Non c'è dubbio che l'orientamento è «quello di consentire una forte flessibilità organizzativa – sottolinea Roberto Pessi (Luiss, Roma) –. Ma nello stesso tempo si fanno salvi i diritti quesiti, garantendo la salvaguardia della retribuzione. Si riconosce il modello dell'autonomia assistita; e per quanto riguarda le mansioni superiori è fondamentale che la volontà del lavoratore sia manifestata legittimamente. Ciò per assicurare il regime di stabilità più favorevole, ed evitare il rischio del trasferimento».

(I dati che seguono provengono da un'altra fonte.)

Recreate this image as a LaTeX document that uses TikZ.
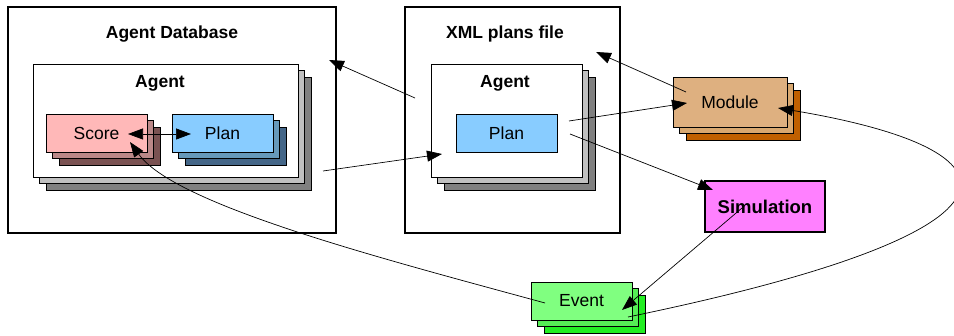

Anche per Sandro Mainardi (università di Bologna) l'ipotesi di riscrittura dell'articolo 13 dello Statuto dei lavoratori «supera le rigidità che hanno talora caratterizzato l'interpretazione giudiziale della norma, con una positiva apertura verso le esigenze organizzative dell'impresa che col nuovo testo possono oggi prescindere da situazioni (solo) emergenziali. Opportunamente il legislatore intende promuovere le modifiche concordate, con attenzione per le necessità di vita e lavoro dei dipendenti: al di là della casistica individuata per gli accordi certificati, probabilmente non tassativa, restano senz'altro praticabili modifiche in pejus delle mansioni concordate in sede protetta sindacale o amministrativa, anche con la possibilità di incidere al ribasso sui trattamenti retributivi acquisiti».